## begin DATA LINES

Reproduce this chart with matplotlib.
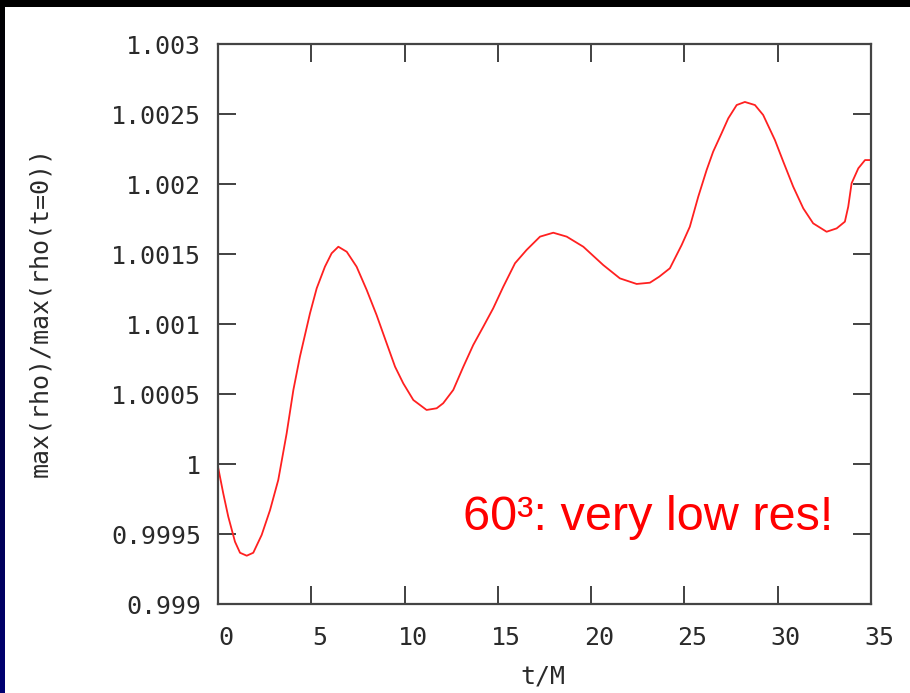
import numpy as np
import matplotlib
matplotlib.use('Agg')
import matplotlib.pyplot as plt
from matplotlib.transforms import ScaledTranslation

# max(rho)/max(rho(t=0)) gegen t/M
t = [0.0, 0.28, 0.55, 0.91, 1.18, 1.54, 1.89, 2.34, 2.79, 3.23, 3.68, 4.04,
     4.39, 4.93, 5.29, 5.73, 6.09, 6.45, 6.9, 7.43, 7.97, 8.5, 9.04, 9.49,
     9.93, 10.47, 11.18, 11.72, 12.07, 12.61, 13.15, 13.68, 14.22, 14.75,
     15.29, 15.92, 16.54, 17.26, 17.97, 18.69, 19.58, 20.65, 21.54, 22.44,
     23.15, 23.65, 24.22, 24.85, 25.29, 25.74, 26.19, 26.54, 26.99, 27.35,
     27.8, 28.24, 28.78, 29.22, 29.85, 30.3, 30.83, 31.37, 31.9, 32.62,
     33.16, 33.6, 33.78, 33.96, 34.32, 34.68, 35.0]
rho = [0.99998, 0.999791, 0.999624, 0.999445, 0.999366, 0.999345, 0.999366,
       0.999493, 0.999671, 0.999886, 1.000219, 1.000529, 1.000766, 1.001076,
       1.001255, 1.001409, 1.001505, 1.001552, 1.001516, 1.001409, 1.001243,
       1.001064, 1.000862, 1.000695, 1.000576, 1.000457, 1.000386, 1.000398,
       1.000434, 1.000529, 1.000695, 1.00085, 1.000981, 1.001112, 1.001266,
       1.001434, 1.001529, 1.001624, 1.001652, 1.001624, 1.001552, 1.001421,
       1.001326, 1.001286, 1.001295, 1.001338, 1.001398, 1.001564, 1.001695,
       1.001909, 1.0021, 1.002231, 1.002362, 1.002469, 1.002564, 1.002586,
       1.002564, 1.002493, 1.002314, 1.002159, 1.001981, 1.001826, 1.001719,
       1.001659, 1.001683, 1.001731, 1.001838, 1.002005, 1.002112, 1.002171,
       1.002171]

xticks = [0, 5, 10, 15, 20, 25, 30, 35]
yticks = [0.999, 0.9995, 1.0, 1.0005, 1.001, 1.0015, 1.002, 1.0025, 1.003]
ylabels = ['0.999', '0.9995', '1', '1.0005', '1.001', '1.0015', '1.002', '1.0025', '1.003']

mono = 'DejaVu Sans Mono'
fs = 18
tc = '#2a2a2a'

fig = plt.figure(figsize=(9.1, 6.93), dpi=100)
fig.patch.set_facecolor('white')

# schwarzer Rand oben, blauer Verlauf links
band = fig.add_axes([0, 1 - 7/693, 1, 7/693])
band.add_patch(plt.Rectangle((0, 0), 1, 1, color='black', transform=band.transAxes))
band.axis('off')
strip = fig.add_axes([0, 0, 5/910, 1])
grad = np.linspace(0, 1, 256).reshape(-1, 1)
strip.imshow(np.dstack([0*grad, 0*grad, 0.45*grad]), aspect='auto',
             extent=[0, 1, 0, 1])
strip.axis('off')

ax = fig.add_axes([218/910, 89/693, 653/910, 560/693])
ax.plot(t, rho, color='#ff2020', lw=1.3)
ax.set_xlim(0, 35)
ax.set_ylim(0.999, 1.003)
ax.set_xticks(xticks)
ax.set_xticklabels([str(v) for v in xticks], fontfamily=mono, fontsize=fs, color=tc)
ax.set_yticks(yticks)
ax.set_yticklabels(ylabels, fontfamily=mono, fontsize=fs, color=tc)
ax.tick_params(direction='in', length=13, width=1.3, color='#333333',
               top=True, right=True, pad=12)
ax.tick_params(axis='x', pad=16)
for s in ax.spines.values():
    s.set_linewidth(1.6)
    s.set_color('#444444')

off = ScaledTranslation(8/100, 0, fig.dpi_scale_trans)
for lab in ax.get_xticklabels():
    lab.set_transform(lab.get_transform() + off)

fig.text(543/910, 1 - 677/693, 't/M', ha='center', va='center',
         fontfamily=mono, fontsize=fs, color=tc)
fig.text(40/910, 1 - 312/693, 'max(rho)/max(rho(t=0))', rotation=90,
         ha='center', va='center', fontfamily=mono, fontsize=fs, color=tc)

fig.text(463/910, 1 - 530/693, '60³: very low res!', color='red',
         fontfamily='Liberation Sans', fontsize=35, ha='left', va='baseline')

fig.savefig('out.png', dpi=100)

## end DATA LINES

*WRITTEN INSTRUCTION:* Restate the data word for word from its first line through the line with "from matplotlib.transforms import", leaving out any picture along the way.

*SOLVED EXERCISE:*
Reproduce this chart with matplotlib.
import numpy as np
import matplotlib
matplotlib.use('Agg')
import matplotlib.pyplot as plt
from matplotlib.transforms import ScaledTranslation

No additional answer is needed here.